Sur le projet de la gare du Nord, nous ne sommes pas passés loin de la catastrophe. La Ville de Paris avait les moyens juridiques et opérationnels – en n'autorisant pas la circulation des engins de travaux ou l'installation des grues, par exemple – de bloquer le chantier. De vous à moi, je ne trouve pas anormal de discuter avec une municipalité lorsqu'il s'agit de travaux aussi importants, qui ont de telles répercussions sur le tissu urbain. Les problèmes rencontrés sont sans doute nés d'un manque de dialogue. Ceux qui me connaissent le savent, j'aime écouter et discuter, et j'estime nécessaire de prendre en compte les revendications lorsqu'elles sont légitimes. Je pense avoir réussi à renouer le dialogue. Nous sommes ainsi parvenus à une convergence de vues et les travaux vont pouvoir démarrer prochainement – avec du retard, certes, mais l'essentiel sera achevé pour les Jeux olympiques de 2024.
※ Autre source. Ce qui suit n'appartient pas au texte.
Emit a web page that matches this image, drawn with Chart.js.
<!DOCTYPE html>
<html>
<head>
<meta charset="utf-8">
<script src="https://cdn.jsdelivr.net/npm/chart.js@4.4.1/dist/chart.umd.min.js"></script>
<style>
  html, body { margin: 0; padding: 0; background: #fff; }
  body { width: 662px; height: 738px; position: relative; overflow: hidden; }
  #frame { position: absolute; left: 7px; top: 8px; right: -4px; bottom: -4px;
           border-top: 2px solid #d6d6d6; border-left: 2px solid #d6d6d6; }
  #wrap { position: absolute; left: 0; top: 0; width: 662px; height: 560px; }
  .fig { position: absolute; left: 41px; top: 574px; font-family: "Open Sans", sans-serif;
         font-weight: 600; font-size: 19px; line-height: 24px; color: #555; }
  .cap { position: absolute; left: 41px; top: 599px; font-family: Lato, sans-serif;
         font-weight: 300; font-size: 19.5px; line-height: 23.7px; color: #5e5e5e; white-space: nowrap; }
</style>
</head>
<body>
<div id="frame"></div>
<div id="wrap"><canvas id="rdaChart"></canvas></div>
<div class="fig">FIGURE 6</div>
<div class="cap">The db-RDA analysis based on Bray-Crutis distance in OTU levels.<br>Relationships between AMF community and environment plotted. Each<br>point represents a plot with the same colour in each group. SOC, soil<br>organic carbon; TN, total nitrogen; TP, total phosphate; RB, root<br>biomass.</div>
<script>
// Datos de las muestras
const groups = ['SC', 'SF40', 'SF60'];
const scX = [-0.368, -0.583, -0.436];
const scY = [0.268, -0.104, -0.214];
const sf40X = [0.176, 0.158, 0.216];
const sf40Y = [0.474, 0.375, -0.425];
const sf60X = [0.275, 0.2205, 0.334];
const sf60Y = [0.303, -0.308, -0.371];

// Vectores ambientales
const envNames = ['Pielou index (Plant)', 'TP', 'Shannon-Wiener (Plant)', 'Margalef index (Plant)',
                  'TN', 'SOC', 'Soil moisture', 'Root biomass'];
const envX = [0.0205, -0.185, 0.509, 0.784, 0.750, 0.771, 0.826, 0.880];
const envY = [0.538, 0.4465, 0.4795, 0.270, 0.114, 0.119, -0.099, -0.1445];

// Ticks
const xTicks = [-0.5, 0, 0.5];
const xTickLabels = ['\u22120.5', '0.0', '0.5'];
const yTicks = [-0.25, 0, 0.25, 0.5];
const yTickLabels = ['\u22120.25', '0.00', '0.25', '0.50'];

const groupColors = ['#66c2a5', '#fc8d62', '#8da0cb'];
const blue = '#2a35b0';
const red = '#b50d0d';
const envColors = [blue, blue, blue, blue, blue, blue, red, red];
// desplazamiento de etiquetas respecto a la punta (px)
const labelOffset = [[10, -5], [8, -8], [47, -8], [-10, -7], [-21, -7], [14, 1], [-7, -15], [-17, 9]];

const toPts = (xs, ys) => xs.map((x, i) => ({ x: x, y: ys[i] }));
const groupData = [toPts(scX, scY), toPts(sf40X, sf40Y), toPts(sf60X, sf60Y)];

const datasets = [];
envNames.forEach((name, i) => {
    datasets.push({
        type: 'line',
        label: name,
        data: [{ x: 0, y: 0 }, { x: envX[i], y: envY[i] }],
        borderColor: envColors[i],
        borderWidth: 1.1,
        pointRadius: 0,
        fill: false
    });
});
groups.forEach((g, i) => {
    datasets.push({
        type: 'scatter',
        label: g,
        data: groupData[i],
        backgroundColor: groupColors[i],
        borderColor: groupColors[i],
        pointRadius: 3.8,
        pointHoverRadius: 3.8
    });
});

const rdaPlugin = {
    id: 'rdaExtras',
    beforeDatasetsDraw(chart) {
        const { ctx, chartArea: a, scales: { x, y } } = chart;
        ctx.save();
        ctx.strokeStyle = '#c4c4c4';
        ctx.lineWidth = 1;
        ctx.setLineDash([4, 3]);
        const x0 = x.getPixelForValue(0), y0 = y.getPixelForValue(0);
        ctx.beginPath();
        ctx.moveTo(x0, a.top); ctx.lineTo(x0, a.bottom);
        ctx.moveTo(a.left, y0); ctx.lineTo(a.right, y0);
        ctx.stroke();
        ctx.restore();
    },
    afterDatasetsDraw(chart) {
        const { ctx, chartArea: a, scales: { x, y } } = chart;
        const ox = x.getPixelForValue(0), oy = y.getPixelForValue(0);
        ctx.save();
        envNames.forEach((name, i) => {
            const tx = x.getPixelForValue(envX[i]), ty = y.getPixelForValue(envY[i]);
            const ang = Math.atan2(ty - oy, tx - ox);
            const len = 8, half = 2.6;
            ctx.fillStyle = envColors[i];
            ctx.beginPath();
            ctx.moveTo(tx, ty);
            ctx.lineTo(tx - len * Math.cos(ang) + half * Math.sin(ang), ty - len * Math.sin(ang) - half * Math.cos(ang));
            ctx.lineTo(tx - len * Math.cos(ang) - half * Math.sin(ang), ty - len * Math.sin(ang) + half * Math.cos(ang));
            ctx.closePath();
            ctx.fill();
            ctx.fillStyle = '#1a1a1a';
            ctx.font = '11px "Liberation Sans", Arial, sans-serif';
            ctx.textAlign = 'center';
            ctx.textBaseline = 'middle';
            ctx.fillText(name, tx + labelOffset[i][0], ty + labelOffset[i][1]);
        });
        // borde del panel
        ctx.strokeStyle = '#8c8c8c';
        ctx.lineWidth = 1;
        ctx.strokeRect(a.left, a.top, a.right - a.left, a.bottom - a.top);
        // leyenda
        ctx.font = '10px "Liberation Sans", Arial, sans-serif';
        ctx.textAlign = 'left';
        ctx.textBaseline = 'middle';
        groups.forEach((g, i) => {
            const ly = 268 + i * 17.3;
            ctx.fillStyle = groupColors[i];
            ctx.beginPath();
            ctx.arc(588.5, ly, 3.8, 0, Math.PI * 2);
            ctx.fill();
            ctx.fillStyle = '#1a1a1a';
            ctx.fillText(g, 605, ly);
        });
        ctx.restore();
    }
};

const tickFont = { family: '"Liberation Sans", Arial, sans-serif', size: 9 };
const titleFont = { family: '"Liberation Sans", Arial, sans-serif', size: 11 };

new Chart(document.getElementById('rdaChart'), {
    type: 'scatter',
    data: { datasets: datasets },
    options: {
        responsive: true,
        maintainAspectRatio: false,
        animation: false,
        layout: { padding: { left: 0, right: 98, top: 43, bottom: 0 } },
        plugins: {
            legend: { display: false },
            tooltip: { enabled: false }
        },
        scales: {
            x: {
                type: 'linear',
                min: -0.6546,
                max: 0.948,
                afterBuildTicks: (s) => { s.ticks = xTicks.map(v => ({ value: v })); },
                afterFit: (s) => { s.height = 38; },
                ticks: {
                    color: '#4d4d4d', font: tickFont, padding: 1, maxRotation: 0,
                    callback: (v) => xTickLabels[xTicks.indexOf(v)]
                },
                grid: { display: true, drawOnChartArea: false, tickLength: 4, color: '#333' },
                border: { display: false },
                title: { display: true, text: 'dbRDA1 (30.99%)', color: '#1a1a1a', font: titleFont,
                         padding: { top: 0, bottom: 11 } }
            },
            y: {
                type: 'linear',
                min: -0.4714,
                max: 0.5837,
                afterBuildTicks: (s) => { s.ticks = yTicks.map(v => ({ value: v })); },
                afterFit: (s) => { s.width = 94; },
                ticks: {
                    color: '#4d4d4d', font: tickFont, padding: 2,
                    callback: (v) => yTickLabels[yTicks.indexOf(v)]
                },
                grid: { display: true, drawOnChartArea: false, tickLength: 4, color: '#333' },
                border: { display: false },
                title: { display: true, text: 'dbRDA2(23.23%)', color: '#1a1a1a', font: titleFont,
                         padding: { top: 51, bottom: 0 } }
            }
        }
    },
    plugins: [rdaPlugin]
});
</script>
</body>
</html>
Quels sont les éléments de cet accord ? Les critiques portaient sur la hauteur des bâtiments et sur l'emprise des commerces ; nous avons supprimé un étage et demi et réduit le nombre de magasins. La Ville de Paris fera partie d'une commission chargée de déterminer la nature des commerces – avec plus d'enseignes bio et équitables – afin de mieux répondre à la demande locale. Le projet a été verdi – ce n'est pas du green washing – avec l'agrandissement du jardin suspendu qui couvrira la superficie de la gare et sera accessible à tous. Le parking réservé aux vélos, le plus grand en France, comprendra 3 000 places. Le parvis sera dédié aux piétons et aux cyclistes, les taxis accéderont à la gare en sous-sol. Enfin, une demande ancienne des riverains sera satisfaite puisqu'une passerelle au nord reliera la gare au quartier de la Chapelle. L'accord que nous avons trouvé avec la Ville de Paris a permis d'améliorer le projet et je m'en réjouis. Si tout va bien, nous pourrons attaquer les travaux dès le début de l'année prochaine.